## TASK BRIEF
Beneath this line are entries. Copy the range from the line with "Convert this diagram to TikZ code." to the line with "(0,0) rectangle (493,406);", ends included, exactly; leave pictures out.

## EXCERPTED RECORDS
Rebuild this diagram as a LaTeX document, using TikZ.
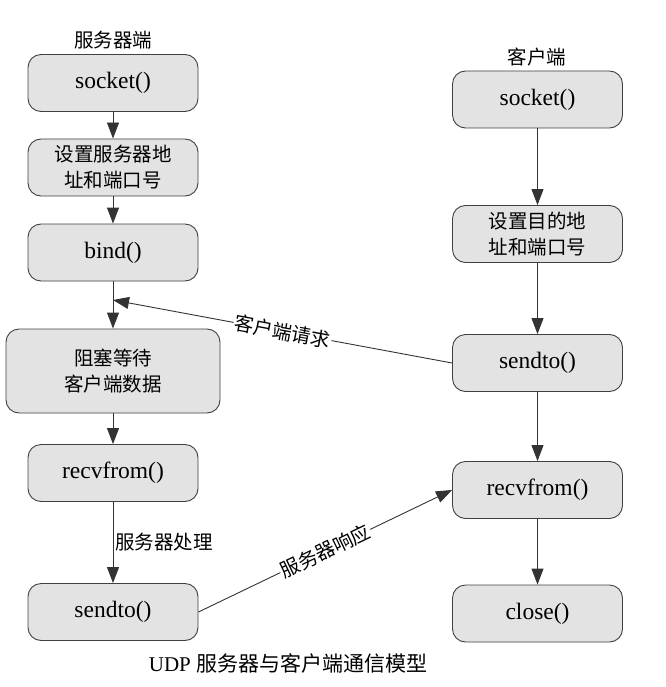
\documentclass[tikz,border=0pt]{standalone}
\usepackage{fontspec}
\setmainfont{Liberation Serif}
\newfontfamily\cjk{Noto Sans CJK SC}
\usetikzlibrary{arrows.meta}

\begin{document}
\begin{tikzpicture}[x=1pt, y=-1pt,
        box/.style={draw=black!75, fill=black!11, line width=0.9pt, rounded corners=13pt,
                    minimum width=170pt, minimum height=57pt, align=center,
                    font=\fontsize{23.5}{27}\selectfont},
        zh/.style={font=\cjk\fontsize{19.5}{26}\selectfont},
        flow/.style={draw=black!80, line width=0.9pt, -{Triangle[length=16pt,width=12pt]}}]
                \useasboundingbox (0,0) rectangle (665,687);

                % server side
                \node[zh] (srvtitle) at (113,40) {服务器端};
                \node[box] (srvsocket) at (113,83) {socket()};
                \node[box, zh] (srvaddr) at (113,167.5) {设置服务器地\\址和端口号};
                \node[box] (bind) at (113,252.5) {bind()};
                \node[box, zh, minimum width=214pt, minimum height=84pt] (wait) at (113,371) {阻塞等待\\客户端数据};
                \node[box] (srvrecv) at (113,473) {recvfrom()};
                \node[box] (srvsend) at (113,612) {sendto()};

                % client side
                \node[zh] (clititle) at (537,57) {客户端};
                \node[box] (clisocket) at (537.5,99.5) {socket()};
                \node[box, zh] (cliaddr) at (537.5,234) {设置目的地\\址和端口号};
                \node[box] (clisend) at (537.5,363) {sendto()};
                \node[box] (clirecv) at (537.5,490) {recvfrom()};
                \node[box] (cliclose) at (537.5,613.5) {close()};

                \node[font=\fontsize{21}{24}\selectfont] (caption) at (288,663) {UDP {\cjk 服务器与客户端通信模型}};

                \draw[flow] (srvsocket) -- (srvaddr);
                \draw[flow] (srvaddr) -- (bind);
                \draw[flow] (bind) -- (wait);
                \draw[flow] (wait) -- (srvrecv);
                \draw[flow] (srvrecv) -- node[zh, right, inner sep=2pt] {服务器处理} (srvsend);

                \draw[flow] (clisocket) -- (cliaddr);
                \draw[flow] (cliaddr) -- (clisend);
                \draw[flow] (clisend) -- (clirecv);
                \draw[flow] (clirecv) -- (cliclose);

                \coordinate (reqend) at (113,300);
                \draw[flow] (clisend.west) -- node[zh, sloped, fill=white, inner sep=1pt] {客户端请求} (reqend);
                \draw[flow] (srvsend.east) -- node[zh, sloped, fill=white, inner sep=1pt] {服务器响应} (clirecv.west);
\end{tikzpicture}
\end{document}
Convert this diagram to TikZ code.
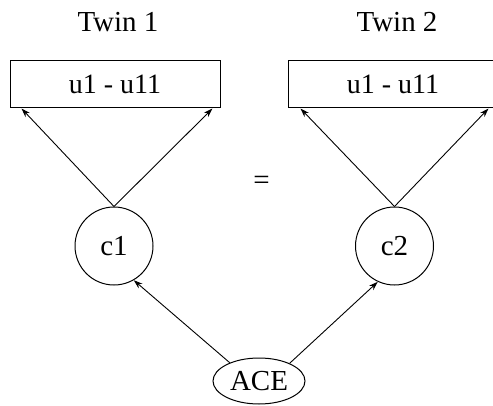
\documentclass[tikz,border=0pt]{standalone}
\usepackage{fontspec}
\setmainfont{Liberation Serif}
\usetikzlibrary{arrows.meta,shapes.geometric}
\begin{document}
\begin{tikzpicture}[
    x=1pt, y=-1pt,
    item/.style={draw, line width=1pt, minimum width=210pt, minimum height=47pt, inner sep=0pt, font=\fontsize{28}{32}\selectfont},
    lat/.style={draw, circle, line width=1pt, minimum size=78pt, inner sep=0pt, font=\fontsize{29}{34}\selectfont},
    src/.style={draw, ellipse, line width=1pt, minimum width=92pt, minimum height=46pt, inner sep=0pt, font=\fontsize{29}{34}\selectfont},
    arr/.style={-{Stealth[length=9pt,width=6pt]}, line width=0.9pt},
    lbl/.style={font=\fontsize{29}{34}\selectfont}
]
\useasboundingbox (0,0) rectangle (493,406);

% --- Twin 1 ---
\node[lbl] (t1) at (118, 22.5) {Twin 1};
\node[item] (b1) at (115, 84.5) {u1 - u11};
\node[lat] (c1) at (114, 246) {c1};
\draw[arr] (c1.north) -- ([xshift=12pt]b1.south west);
\draw[arr] (c1.north) -- ([xshift=-8pt]b1.south east);

% --- Twin 2 ---
\node[lbl] (t2) at (397, 22.5) {Twin 2};
\node[item] (b2) at (393, 84.5) {u1 - u11};
\node[lat] (c2) at (394.5, 246) {c2};
\draw[arr] (c2.north) -- ([xshift=13pt]b2.south west);
\draw[arr] (c2.north) -- ([xshift=-10pt]b2.south east);

\node[lbl] (eq) at (261.5, 182.5) {=};

% --- common source ---
\node[src] (ace) at (259, 381) {ACE};
\draw[arr] (ace.148) -- (c1.300);
\draw[arr] (ace.30) -- (c2.245);
\end{tikzpicture}
\end{document}
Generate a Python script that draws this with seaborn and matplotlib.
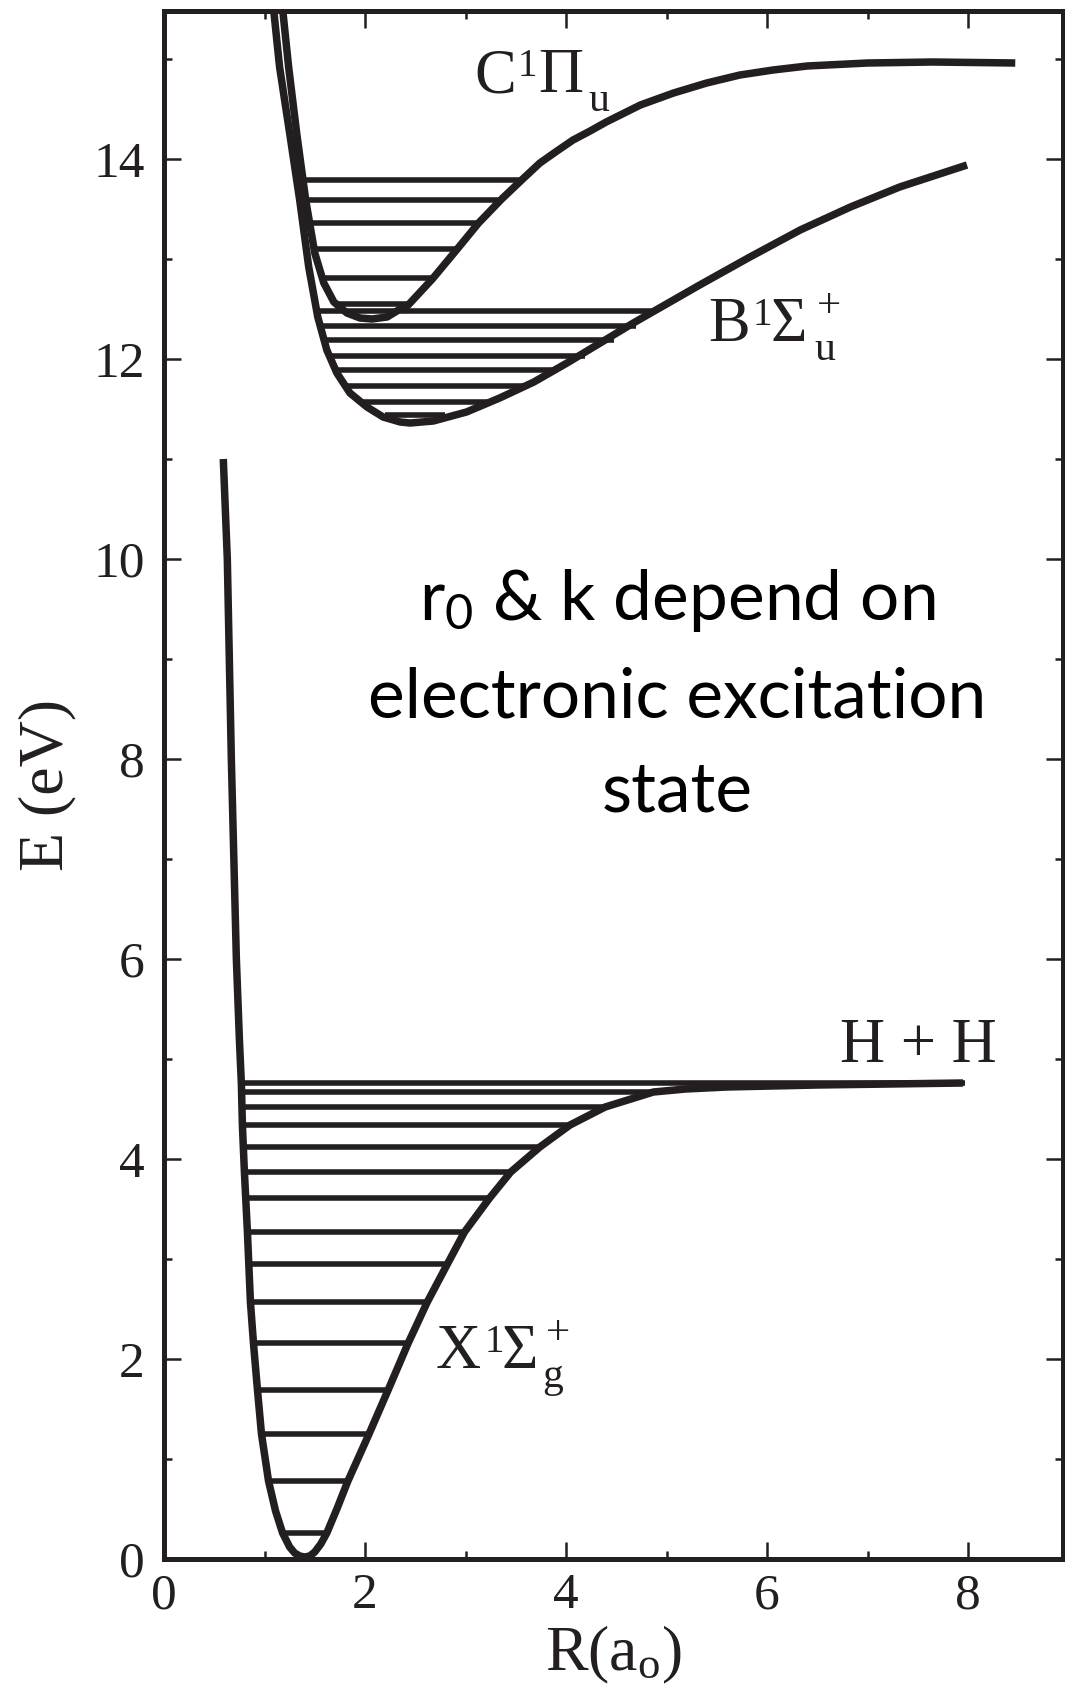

## THE ANSWER
Convert this diagram to TikZ code.
\documentclass[tikz,border=0pt]{standalone}
\usepackage{fontspec}
\setmainfont{Liberation Serif}
\usetikzlibrary{arrows.meta,shapes.geometric}
\begin{document}
\begin{tikzpicture}[
    x=1pt, y=-1pt,
    item/.style={draw, line width=1pt, minimum width=210pt, minimum height=47pt, inner sep=0pt, font=\fontsize{28}{32}\selectfont},
    lat/.style={draw, circle, line width=1pt, minimum size=78pt, inner sep=0pt, font=\fontsize{29}{34}\selectfont},
    src/.style={draw, ellipse, line width=1pt, minimum width=92pt, minimum height=46pt, inner sep=0pt, font=\fontsize{29}{34}\selectfont},
    arr/.style={-{Stealth[length=9pt,width=6pt]}, line width=0.9pt},
    lbl/.style={font=\fontsize{29}{34}\selectfont}
]
\useasboundingbox (0,0) rectangle (493,406);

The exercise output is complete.